◆ **Source code of charts**:
------------------------
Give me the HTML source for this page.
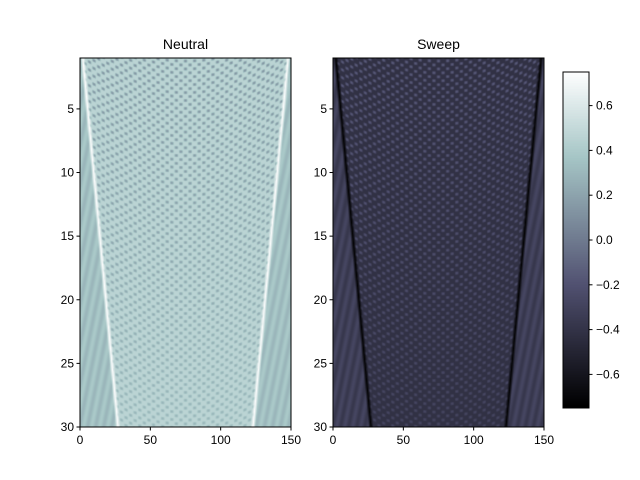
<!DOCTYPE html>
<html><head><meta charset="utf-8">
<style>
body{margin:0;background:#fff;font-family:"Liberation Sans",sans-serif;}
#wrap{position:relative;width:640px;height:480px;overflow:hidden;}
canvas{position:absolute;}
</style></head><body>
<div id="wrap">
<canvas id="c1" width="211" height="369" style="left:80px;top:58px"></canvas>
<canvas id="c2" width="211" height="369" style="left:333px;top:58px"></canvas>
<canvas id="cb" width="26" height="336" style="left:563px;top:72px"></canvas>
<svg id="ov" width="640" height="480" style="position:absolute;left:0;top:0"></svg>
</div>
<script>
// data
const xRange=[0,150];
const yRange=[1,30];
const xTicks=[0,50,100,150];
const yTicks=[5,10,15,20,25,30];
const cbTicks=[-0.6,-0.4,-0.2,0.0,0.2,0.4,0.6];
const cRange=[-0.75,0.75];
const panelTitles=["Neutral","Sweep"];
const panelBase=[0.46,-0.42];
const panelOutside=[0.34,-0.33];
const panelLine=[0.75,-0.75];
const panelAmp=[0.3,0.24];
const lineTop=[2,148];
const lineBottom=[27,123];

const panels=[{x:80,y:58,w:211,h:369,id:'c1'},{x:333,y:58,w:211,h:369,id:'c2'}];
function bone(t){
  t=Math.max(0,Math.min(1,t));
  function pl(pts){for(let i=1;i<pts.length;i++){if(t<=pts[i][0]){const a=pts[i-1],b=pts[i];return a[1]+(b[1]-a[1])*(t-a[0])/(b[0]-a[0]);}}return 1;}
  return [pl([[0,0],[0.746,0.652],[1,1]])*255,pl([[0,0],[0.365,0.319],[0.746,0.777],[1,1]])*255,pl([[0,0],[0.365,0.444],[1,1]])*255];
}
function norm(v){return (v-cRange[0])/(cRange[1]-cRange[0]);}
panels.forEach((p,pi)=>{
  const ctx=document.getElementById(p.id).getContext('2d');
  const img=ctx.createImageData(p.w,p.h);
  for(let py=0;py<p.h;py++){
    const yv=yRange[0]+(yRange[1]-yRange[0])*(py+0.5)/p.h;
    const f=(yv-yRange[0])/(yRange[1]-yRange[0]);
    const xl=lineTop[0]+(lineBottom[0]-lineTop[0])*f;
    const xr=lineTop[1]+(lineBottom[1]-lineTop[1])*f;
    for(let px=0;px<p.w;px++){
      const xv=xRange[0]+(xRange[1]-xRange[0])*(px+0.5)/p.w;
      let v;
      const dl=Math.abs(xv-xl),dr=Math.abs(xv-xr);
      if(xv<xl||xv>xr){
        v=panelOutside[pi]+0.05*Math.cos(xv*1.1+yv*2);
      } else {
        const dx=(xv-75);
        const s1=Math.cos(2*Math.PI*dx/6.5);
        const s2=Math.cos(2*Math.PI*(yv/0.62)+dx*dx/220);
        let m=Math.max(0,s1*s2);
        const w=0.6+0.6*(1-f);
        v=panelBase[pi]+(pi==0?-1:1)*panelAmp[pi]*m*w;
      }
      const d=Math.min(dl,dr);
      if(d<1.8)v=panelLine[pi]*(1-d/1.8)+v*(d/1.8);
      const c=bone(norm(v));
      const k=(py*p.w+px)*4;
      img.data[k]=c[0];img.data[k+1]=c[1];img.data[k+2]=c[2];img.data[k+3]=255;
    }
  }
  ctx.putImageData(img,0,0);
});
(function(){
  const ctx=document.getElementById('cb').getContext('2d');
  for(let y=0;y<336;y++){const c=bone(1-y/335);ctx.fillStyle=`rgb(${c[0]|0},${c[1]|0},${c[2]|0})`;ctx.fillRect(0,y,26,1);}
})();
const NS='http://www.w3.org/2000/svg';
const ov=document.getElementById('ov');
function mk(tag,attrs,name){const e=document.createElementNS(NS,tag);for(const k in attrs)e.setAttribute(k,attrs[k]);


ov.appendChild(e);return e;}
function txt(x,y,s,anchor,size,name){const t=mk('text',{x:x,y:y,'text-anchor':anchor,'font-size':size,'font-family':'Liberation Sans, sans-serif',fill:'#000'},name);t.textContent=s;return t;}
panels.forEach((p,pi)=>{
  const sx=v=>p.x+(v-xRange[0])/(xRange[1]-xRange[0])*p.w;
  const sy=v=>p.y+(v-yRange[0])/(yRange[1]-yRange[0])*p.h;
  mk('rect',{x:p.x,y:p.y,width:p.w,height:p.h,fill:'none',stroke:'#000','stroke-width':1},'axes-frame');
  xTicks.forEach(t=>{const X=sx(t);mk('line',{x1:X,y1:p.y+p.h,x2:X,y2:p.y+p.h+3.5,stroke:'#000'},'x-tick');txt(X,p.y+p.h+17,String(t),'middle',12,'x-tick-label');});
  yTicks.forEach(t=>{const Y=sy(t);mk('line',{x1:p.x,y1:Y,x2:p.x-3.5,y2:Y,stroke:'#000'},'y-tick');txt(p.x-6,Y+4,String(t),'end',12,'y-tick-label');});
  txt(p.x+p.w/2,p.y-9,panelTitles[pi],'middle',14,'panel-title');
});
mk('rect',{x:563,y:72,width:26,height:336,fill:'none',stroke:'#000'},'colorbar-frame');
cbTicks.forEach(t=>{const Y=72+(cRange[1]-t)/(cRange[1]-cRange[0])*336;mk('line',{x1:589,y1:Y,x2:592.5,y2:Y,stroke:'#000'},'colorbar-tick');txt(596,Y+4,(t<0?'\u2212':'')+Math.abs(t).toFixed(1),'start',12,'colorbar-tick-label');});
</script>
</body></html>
------------------------
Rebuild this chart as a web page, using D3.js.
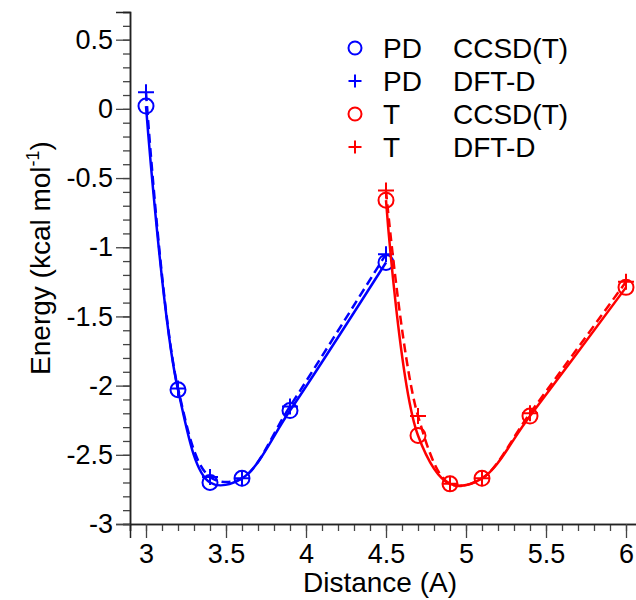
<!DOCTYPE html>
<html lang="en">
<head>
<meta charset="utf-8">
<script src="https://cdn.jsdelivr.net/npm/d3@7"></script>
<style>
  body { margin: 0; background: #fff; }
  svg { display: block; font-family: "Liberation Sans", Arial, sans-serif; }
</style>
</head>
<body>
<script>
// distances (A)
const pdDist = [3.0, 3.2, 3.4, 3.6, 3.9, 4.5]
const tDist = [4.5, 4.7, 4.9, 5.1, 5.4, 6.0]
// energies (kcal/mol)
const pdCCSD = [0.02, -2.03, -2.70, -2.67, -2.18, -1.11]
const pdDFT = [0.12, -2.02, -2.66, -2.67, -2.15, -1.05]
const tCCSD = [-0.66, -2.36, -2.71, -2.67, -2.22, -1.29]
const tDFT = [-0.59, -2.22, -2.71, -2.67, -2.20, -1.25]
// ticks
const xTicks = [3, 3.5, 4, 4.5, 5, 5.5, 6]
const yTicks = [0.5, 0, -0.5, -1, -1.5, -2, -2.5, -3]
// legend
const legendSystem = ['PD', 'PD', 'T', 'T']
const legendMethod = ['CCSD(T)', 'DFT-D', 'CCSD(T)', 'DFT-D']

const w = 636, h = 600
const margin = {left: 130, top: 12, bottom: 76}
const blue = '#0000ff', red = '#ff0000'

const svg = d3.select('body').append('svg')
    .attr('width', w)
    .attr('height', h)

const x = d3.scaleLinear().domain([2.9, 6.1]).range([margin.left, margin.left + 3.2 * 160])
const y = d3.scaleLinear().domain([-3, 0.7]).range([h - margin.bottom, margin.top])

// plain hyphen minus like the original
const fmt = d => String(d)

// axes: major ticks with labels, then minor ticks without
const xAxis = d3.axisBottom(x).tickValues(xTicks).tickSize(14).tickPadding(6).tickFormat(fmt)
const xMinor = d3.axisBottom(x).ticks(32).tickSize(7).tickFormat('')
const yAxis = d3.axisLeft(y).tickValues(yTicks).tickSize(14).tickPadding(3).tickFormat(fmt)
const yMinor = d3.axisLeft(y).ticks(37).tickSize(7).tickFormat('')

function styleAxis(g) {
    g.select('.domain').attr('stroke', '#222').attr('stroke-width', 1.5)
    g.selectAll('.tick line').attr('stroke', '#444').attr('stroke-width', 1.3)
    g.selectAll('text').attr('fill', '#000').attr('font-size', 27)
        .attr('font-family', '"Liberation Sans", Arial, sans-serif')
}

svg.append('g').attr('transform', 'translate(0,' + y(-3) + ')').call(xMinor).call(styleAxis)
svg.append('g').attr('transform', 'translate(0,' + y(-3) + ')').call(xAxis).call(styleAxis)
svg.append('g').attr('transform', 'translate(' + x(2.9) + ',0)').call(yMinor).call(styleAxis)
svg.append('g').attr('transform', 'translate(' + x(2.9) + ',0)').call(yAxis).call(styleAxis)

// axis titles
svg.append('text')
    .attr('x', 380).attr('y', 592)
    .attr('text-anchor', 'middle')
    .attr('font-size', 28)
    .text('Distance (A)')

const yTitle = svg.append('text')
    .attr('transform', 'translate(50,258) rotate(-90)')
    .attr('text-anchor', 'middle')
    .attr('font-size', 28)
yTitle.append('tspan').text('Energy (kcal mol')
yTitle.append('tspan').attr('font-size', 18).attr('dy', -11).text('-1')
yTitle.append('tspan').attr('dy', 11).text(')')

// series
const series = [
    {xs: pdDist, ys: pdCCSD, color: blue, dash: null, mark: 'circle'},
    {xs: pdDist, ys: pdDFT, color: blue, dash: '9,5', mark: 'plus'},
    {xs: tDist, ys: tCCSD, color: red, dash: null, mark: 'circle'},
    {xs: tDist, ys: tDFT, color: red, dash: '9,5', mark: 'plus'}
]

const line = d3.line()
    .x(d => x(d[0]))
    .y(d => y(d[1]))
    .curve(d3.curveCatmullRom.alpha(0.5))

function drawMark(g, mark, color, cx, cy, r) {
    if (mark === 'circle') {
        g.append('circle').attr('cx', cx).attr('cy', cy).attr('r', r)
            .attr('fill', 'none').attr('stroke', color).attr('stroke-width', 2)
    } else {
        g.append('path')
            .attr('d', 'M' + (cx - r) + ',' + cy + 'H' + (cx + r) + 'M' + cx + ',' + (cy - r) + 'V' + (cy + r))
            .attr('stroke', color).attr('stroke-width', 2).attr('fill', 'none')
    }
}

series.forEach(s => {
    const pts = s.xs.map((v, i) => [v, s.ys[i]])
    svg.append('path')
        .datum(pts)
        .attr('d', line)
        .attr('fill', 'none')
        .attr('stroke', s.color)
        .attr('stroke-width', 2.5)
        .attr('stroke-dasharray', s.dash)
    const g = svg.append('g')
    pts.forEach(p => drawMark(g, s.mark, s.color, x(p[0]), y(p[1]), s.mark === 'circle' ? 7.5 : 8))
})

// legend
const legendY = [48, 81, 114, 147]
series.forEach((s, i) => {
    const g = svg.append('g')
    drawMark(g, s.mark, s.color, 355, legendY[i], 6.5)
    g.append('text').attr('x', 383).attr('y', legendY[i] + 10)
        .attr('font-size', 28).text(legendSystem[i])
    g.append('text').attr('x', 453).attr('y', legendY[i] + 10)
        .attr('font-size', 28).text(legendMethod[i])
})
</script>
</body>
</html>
------------------------
◆ **Task requirements**: Among the lines above, how many contain the string "this"? State the number alone.

◆ **Solution to the exercise**: 2